Given exercise
Extract the lines up to and including the one that contains "YAxis, ReferenceLine, ReferenceDot", starting with the first line of the entries below, and omit the pictures.

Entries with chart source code
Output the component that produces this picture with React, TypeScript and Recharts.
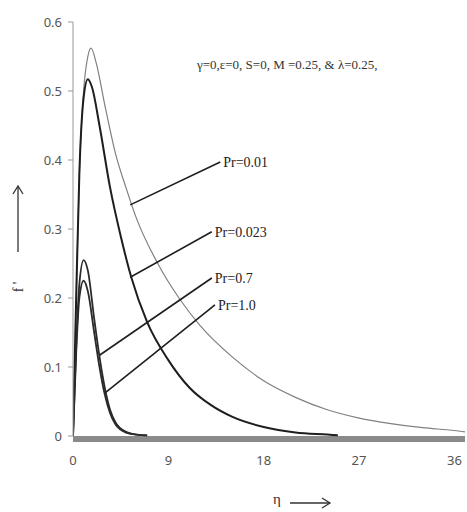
import React from "react";
import { LineChart, Line, XAxis, YAxis, ReferenceLine, ReferenceDot } from "recharts";

// η values and f' values per Prandtl number
const etaPr001 = [0, 0.3, 0.6, 1.0, 1.4, 1.7, 2.2, 3, 4, 5, 6, 8, 10, 12, 15, 18, 21, 24, 27, 30, 33, 36, 37];
const fPr001 = [0, 0.2, 0.38, 0.5, 0.55, 0.562, 0.54, 0.48, 0.41, 0.36, 0.315, 0.25, 0.2, 0.16, 0.115, 0.08, 0.056, 0.038, 0.026, 0.018, 0.012, 0.008, 0.006];

const etaPr0023 = [0, 0.3, 0.6, 1.0, 1.4, 1.8, 2.5, 3.5, 4.5, 5.5, 7, 9, 11, 13, 15, 18, 21, 24, 25];
const fPr0023 = [0, 0.2, 0.38, 0.49, 0.517, 0.505, 0.45, 0.36, 0.29, 0.23, 0.165, 0.11, 0.07, 0.045, 0.028, 0.013, 0.005, 0.002, 0.001];

const etaPr07 = [0, 0.3, 0.6, 1.0, 1.4, 2.0, 2.5, 3.0, 3.5, 4.0, 5.0, 6.0, 7.0];
const fPr07 = [0, 0.13, 0.22, 0.255, 0.24, 0.17, 0.115, 0.07, 0.038, 0.02, 0.006, 0.002, 0.001];

const etaPr10 = [0, 0.3, 0.6, 1.0, 1.4, 2.0, 2.5, 3.0, 3.5, 4.0, 5.0, 6.0, 7.0];
const fPr10 = [0, 0.12, 0.2, 0.225, 0.21, 0.15, 0.1, 0.06, 0.033, 0.017, 0.005, 0.002, 0.001];

const xTicks = [0, 9, 18, 27, 36];
const yTicks = [0, 0.1, 0.2, 0.3, 0.4, 0.5, 0.6];

const seriesNames = ["Pr=0.01", "Pr=0.023", "Pr=0.7", "Pr=1.0"];
// leader lines (data units): from curve to label
const leaderFrom = [
  [5.4, 0.335],
  [5.4, 0.23],
  [2.5, 0.117],
  [3.0, 0.062],
];
const leaderTo = [
  [13.9, 0.397],
  [13.1, 0.296],
  [13.1, 0.229],
  [13.4, 0.19],
];

const paramText = "γ=0,ε=0, S=0, M =0.25, & λ=0.25,";

const toData = (xs: number[], ys: number[]) => xs.map((x, i) => ({ eta: x, f: ys[i] }));

const serif = "'Liberation Serif', 'Times New Roman', serif";
const sans = "'Noto Sans', 'DejaVu Sans', sans-serif";

export default function App() {
  const tickStyle = { fontFamily: sans, fontSize: 13, fill: "#555" };
  return (
    <div style={{ position: "absolute", left: 0, top: 0, width: 467, height: 512, background: "#fff" }}>
      <LineChart
        width={467}
        height={512}
        margin={{ top: 22, right: 2, bottom: 36, left: 0 }}
      >
        <XAxis
          type="number"
          dataKey="eta"
          domain={[0, 37]}
          ticks={xTicks}
          allowDataOverflow
          tickLine={false}
          tickSize={6}
          tickMargin={14}
          height={40}
          axisLine={false}
          tick={tickStyle}
        />
        <YAxis
          type="number"
          dataKey="f"
          domain={[0, 0.6]}
          ticks={yTicks}
          width={73}
          tickSize={5}
          tickMargin={6}
          axisLine={{ stroke: "#999", strokeWidth: 1 }}
          tickLine={{ stroke: "#999" }}
          tick={tickStyle}
          tickFormatter={(v: number) => (v === 0 ? "0" : String(v))}
        />
        <ReferenceLine y={-0.0045} stroke="#8a8a8a" strokeWidth={6} ifOverflow="visible" />
        <Line data={toData(etaPr001, fPr001)} dataKey="f" type="monotone" stroke="#808080" strokeWidth={1.2} dot={false} isAnimationActive={false} />
        <Line data={toData(etaPr0023, fPr0023)} dataKey="f" type="monotone" stroke="#1e1e1e" strokeWidth={2} dot={false} isAnimationActive={false} />
        <Line data={toData(etaPr07, fPr07)} dataKey="f" type="monotone" stroke="#2a2a2a" strokeWidth={1.8} dot={false} isAnimationActive={false} />
        <Line data={toData(etaPr10, fPr10)} dataKey="f" type="monotone" stroke="#2a2a2a" strokeWidth={1.8} dot={false} isAnimationActive={false} />
        {seriesNames.map((name, i) => (
          <ReferenceLine
            key={"l" + name}
            segment={[
              { x: leaderFrom[i][0], y: leaderFrom[i][1] },
              { x: leaderTo[i][0], y: leaderTo[i][1] },
            ]}
            stroke="#1e1e1e"
            strokeWidth={1.6}
            ifOverflow="visible"
          />
        ))}
        {seriesNames.map((name, i) => (
          <ReferenceDot
            key={"d" + name}
            x={leaderTo[i][0]}
            y={leaderTo[i][1]}
            r={0}
            stroke="none"
            fill="none"
            ifOverflow="visible"
            label={{
              value: name,
              position: "right",
              offset: 3,
              style: { fontFamily: serif, fontSize: 14, fill: "#222" },
            }}
          />
        ))}
      </LineChart>
      <svg width={467} height={512} style={{ position: "absolute", left: 0, top: 0, pointerEvents: "none" }}>
        <text x={197} y={69} fontFamily={serif} fontSize={13} fill="#333">{paramText}</text>
        <text x={23} y={287} fontFamily={serif} fontSize={14} fill="#333" textAnchor="middle" transform="rotate(-90 23 287)">f '</text>
        <line x1={18} y1={252} x2={18} y2={187} stroke="#333" strokeWidth={1.3} />
        <polyline points="13,194 18,186 23,194" fill="none" stroke="#333" strokeWidth={1.3} />
        <text x={277} y={504} fontFamily={serif} fontSize={15} fill="#333" textAnchor="middle">η</text>
        <line x1={290} y1={503} x2={330} y2={503} stroke="#333" strokeWidth={1.3} />
        <polyline points="322,498 330,503 322,508" fill="none" stroke="#333" strokeWidth={1.3} />
      </svg>
    </div>
  );
}
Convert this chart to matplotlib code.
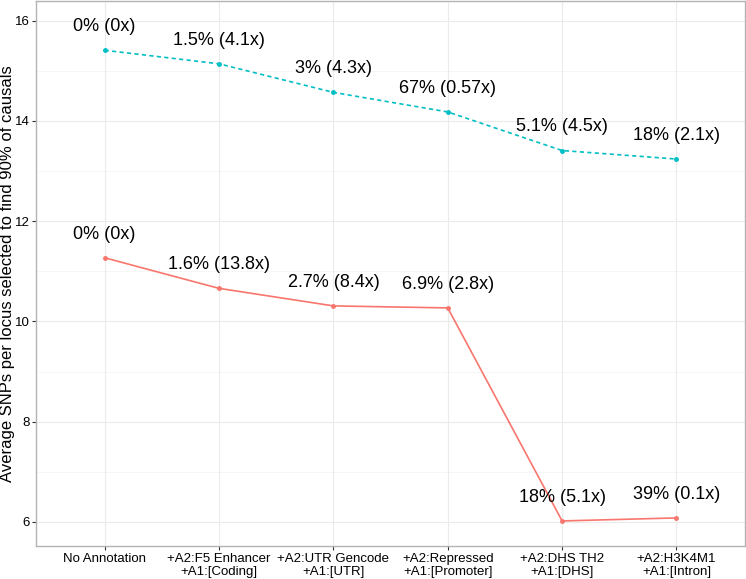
import matplotlib
matplotlib.use('Agg')
import matplotlib.pyplot as plt
import numpy as np

plt.rcParams['font.family'] = ['Liberation Sans', 'DejaVu Sans']

categories = ['No Annotation', '+A2:F5 Enhancer\n+A1:[Coding]', '+A2:UTR Gencode\n+A1:[UTR]',
              '+A2:Repressed\n+A1:[Promoter]', '+A2:DHS TH2\n+A1:[DHS]', '+A2:H3K4M1\n+A1:[Intron]']

teal_vals = [15.41, 15.14, 14.57, 14.18, 13.41, 13.24]
teal_labels = ['0% (0x)', '1.5% (4.1x)', '3% (4.3x)', '67% (0.57x)', '5.1% (4.5x)', '18% (2.1x)']

red_vals = [11.27, 10.66, 10.31, 10.27, 6.02, 6.08]
red_labels = ['0% (0x)', '1.6% (13.8x)', '2.7% (8.4x)', '6.9% (2.8x)', '18% (5.1x)', '39% (0.1x)']

fig = plt.figure(figsize=(7.46, 5.79), dpi=100)
ax = fig.add_axes([0.0483, 0.057, 0.9505, 0.941])

x = np.arange(1, len(categories) + 1)

# grid like ggplot theme_bw
for v in np.arange(6, 17, 2):
    ax.axhline(v, color='#EBEBEB', lw=0.8, zorder=0)
for v in np.arange(7, 17, 2):
    ax.axhline(v, color='#F5F5F5', lw=0.6, zorder=0)
for v in x:
    ax.axvline(v, color='#EBEBEB', lw=0.8, zorder=0)

ax.plot(x, teal_vals, color='#00BFC4', lw=1.2, linestyle=(0, (2.5, 2)), marker='o', markersize=2.5, zorder=3)
ax.plot(x, red_vals, color='#F8766D', lw=1.2, marker='o', markersize=2.5, zorder=3)

for xi, v, s in zip(x, teal_vals, teal_labels):
    ax.text(xi, v + 0.47, s, ha='center', va='center', fontsize=13, color='black')
for xi, v, s in zip(x, red_vals, red_labels):
    ax.text(xi, v + 0.47, s, ha='center', va='center', fontsize=13, color='black')

ax.set_xlim(0.4, 6.6)
ax.set_ylim(5.52, 16.39)
ax.set_xticks(x)
ax.set_xticklabels(categories, fontsize=9.5, linespacing=1.15)
ax.set_yticks([6, 8, 10, 12, 14, 16])
ax.tick_params(axis='y', labelsize=9.5, length=3, width=0.8, color='#333333', pad=1.5)
ax.tick_params(axis='x', length=3, width=0.8, color='#333333', pad=2)
ax.set_ylabel('Average SNPs per locus selected to find 90% of causals', fontsize=12, labelpad=0)
ax.yaxis.set_label_coords(-0.029, 0.5)

for sp in ax.spines.values():
    sp.set_color('#B3B3B3')
    sp.set_linewidth(1.0)

fig.savefig('out.png', dpi=100)
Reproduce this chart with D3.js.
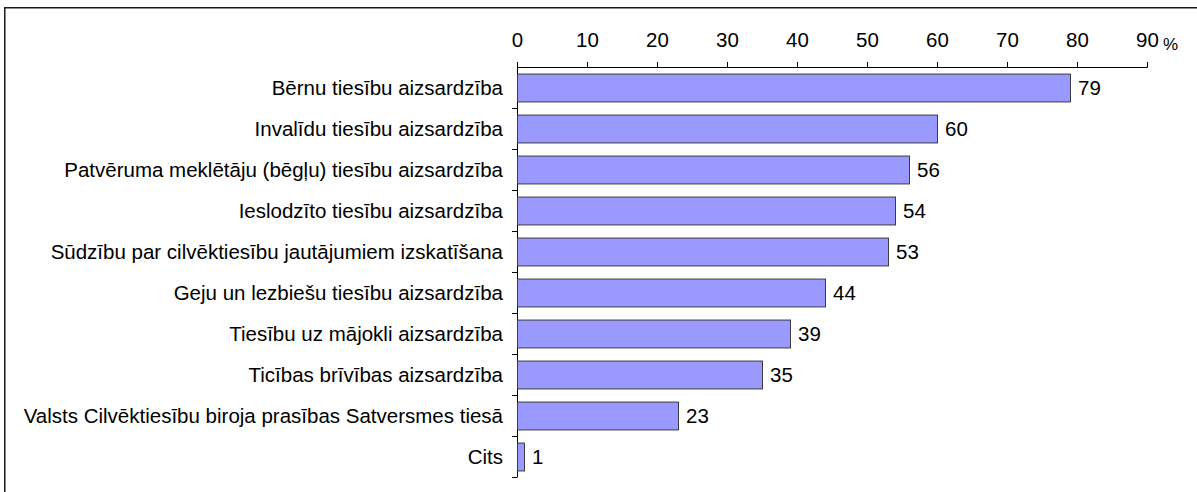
<!DOCTYPE html>
<html>
<head>
<meta charset="utf-8">
<script src="https://cdn.jsdelivr.net/npm/d3@7"></script>
<style>
  html, body { margin: 0; padding: 0; background: #fff; }
  svg { display: block; font-family: "Liberation Sans", Arial, sans-serif; }
</style>
</head>
<body>
<svg id="chart" width="1197" height="492"></svg>
<script>
// Survey shares (%) by area of activity
const categories = [
  "Bērnu tiesību aizsardzība",
  "Invalīdu tiesību aizsardzība",
  "Patvēruma meklētāju (bēgļu) tiesību aizsardzība",
  "Ieslodzīto tiesību aizsardzība",
  "Sūdzību par cilvēktiesību jautājumiem izskatīšana",
  "Geju un lezbiešu tiesību aizsardzība",
  "Tiesību uz mājokli aizsardzība",
  "Ticības brīvības aizsardzība",
  "Valsts Cilvēktiesību biroja prasības Satversmes tiesā",
  "Cits"
];
const values = [79, 60, 56, 54, 53, 44, 39, 35, 23, 1];
const xTicks = [0, 10, 20, 30, 40, 50, 60, 70, 80, 90];
const unitLabel = "%";

const FS = 20.5;
const FONT = "Liberation Sans, Arial, sans-serif";

const svg = d3.select("#chart");

// outer frame
svg.append("rect")
  .attr("x", 4.75).attr("y", 7.75)
  .attr("width", 1300).attr("height", 600)
  .attr("fill", "none").attr("stroke", "#1a1a1a").attr("stroke-width", 1.5);

const x0 = 517, x1 = 1147, yTop = 67, yBot = 477;

const x = d3.scaleLinear().domain([0, 90]).range([x0, x1]);
const y = d3.scaleBand().domain(categories).range([yTop, yBot]).paddingInner(0.32).paddingOuter(0.16);

// top value axis
const xAxis = svg.append("g")
  .attr("transform", `translate(0,${yTop})`)
  .call(d3.axisTop(x).tickValues(xTicks).tickSize(5).tickSizeOuter(5).tickPadding(15).tickFormat(d3.format("d")));
xAxis.select(".domain").attr("stroke", "#000");
xAxis.selectAll(".tick line").attr("stroke", "#000");
xAxis.selectAll(".tick text")
  .attr("font-size", FS).attr("fill", "#000")
  .attr("font-family", FONT);

svg.append("text")
  .attr("x", x(90) + 16).attr("y", 50)
  .attr("font-size", 17).attr("fill", "#000")
  .attr("font-family", FONT)
  .text(unitLabel);

// category axis: ticks at band boundaries
const idx = d3.scaleLinear().domain([0, categories.length]).range([yTop, yBot]);
const yAxis = svg.append("g")
  .attr("transform", `translate(${x0},0)`)
  .call(d3.axisLeft(idx).tickValues(d3.range(1, categories.length + 1)).tickSize(5).tickSizeOuter(0).tickFormat(""));
yAxis.select(".domain").attr("stroke", "#000");
yAxis.selectAll(".tick line").attr("stroke", "#000");

// bars
svg.append("g").selectAll("rect")
  .data(values)
  .join("rect")
  .attr("x", x(0) + 0.5)
  .attr("y", (d, i) => y(categories[i]) + 0.5)
  .attr("width", d => x(d) - x(0))
  .attr("height", y.bandwidth())
  .attr("fill", "#9999ff")
  .attr("stroke", "#3c3c3c")
  .attr("stroke-width", 1);

// value labels
svg.append("g").selectAll("text")
  .data(values)
  .join("text")
  .attr("x", d => x(d) + 8)
  .attr("y", (d, i) => y(categories[i]) + y.bandwidth() / 2)
  .attr("dy", "0.35em")
  .attr("font-size", FS).attr("fill", "#000")
  .text(d => d);

// category labels
svg.append("g").selectAll("text")
  .data(categories)
  .join("text")
  .attr("x", x0 - 14)
  .attr("y", d => y(d) + y.bandwidth() / 2)
  .attr("dy", "0.35em")
  .attr("text-anchor", "end")
  .attr("font-size", FS).attr("fill", "#000")
  .text(d => d);
</script>
</body>
</html>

Output for this task
Output the component that produces this picture with React, TypeScript and Recharts.
import React from "react";
import { LineChart, Line, XAxis, YAxis, ReferenceLine, ReferenceDot } from "recharts";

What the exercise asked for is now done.